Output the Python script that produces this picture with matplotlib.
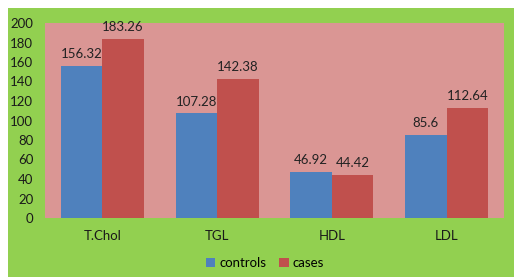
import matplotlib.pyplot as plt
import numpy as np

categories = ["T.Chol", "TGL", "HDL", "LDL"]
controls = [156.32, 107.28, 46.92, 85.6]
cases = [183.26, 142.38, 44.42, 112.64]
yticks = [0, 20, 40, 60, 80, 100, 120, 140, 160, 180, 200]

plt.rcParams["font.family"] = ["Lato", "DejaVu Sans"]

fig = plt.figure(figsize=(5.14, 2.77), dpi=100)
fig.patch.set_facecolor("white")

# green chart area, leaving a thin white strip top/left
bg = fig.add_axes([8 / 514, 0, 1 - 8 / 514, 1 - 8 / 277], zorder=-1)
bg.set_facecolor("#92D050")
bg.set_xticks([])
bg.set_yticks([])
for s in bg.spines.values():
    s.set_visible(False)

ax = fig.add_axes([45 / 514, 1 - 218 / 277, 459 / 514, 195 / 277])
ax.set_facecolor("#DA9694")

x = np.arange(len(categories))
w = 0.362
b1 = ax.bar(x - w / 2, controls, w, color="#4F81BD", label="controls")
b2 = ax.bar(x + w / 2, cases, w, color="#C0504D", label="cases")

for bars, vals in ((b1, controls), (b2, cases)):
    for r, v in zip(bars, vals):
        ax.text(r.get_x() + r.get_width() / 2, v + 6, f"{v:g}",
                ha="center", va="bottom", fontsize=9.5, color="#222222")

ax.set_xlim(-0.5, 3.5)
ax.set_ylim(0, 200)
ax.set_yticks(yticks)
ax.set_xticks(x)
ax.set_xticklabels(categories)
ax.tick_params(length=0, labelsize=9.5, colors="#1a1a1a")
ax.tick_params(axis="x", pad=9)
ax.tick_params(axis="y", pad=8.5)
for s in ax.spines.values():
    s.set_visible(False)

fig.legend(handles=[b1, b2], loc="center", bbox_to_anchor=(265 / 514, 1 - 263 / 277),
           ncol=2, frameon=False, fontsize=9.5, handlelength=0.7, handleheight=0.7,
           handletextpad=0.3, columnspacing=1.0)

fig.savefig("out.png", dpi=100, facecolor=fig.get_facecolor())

### [Work to complete]
Transcribe the material exactly, leaving every picture out.

### [Expected output]
Output the Python script that produces this picture with matplotlib.
import matplotlib.pyplot as plt
import numpy as np

categories = ["T.Chol", "TGL", "HDL", "LDL"]
controls = [156.32, 107.28, 46.92, 85.6]
cases = [183.26, 142.38, 44.42, 112.64]
yticks = [0, 20, 40, 60, 80, 100, 120, 140, 160, 180, 200]

plt.rcParams["font.family"] = ["Lato", "DejaVu Sans"]

fig = plt.figure(figsize=(5.14, 2.77), dpi=100)
fig.patch.set_facecolor("white")

# green chart area, leaving a thin white strip top/left
bg = fig.add_axes([8 / 514, 0, 1 - 8 / 514, 1 - 8 / 277], zorder=-1)
bg.set_facecolor("#92D050")
bg.set_xticks([])
bg.set_yticks([])
for s in bg.spines.values():
    s.set_visible(False)

ax = fig.add_axes([45 / 514, 1 - 218 / 277, 459 / 514, 195 / 277])
ax.set_facecolor("#DA9694")

x = np.arange(len(categories))
w = 0.362
b1 = ax.bar(x - w / 2, controls, w, color="#4F81BD", label="controls")
b2 = ax.bar(x + w / 2, cases, w, color="#C0504D", label="cases")

for bars, vals in ((b1, controls), (b2, cases)):
    for r, v in zip(bars, vals):
        ax.text(r.get_x() + r.get_width() / 2, v + 6, f"{v:g}",
                ha="center", va="bottom", fontsize=9.5, color="#222222")

ax.set_xlim(-0.5, 3.5)
ax.set_ylim(0, 200)
ax.set_yticks(yticks)
ax.set_xticks(x)
ax.set_xticklabels(categories)
ax.tick_params(length=0, labelsize=9.5, colors="#1a1a1a")
ax.tick_params(axis="x", pad=9)
ax.tick_params(axis="y", pad=8.5)
for s in ax.spines.values():
    s.set_visible(False)

fig.legend(handles=[b1, b2], loc="center", bbox_to_anchor=(265 / 514, 1 - 263 / 277),
           ncol=2, frameon=False, fontsize=9.5, handlelength=0.7, handleheight=0.7,
           handletextpad=0.3, columnspacing=1.0)

fig.savefig("out.png", dpi=100, facecolor=fig.get_facecolor())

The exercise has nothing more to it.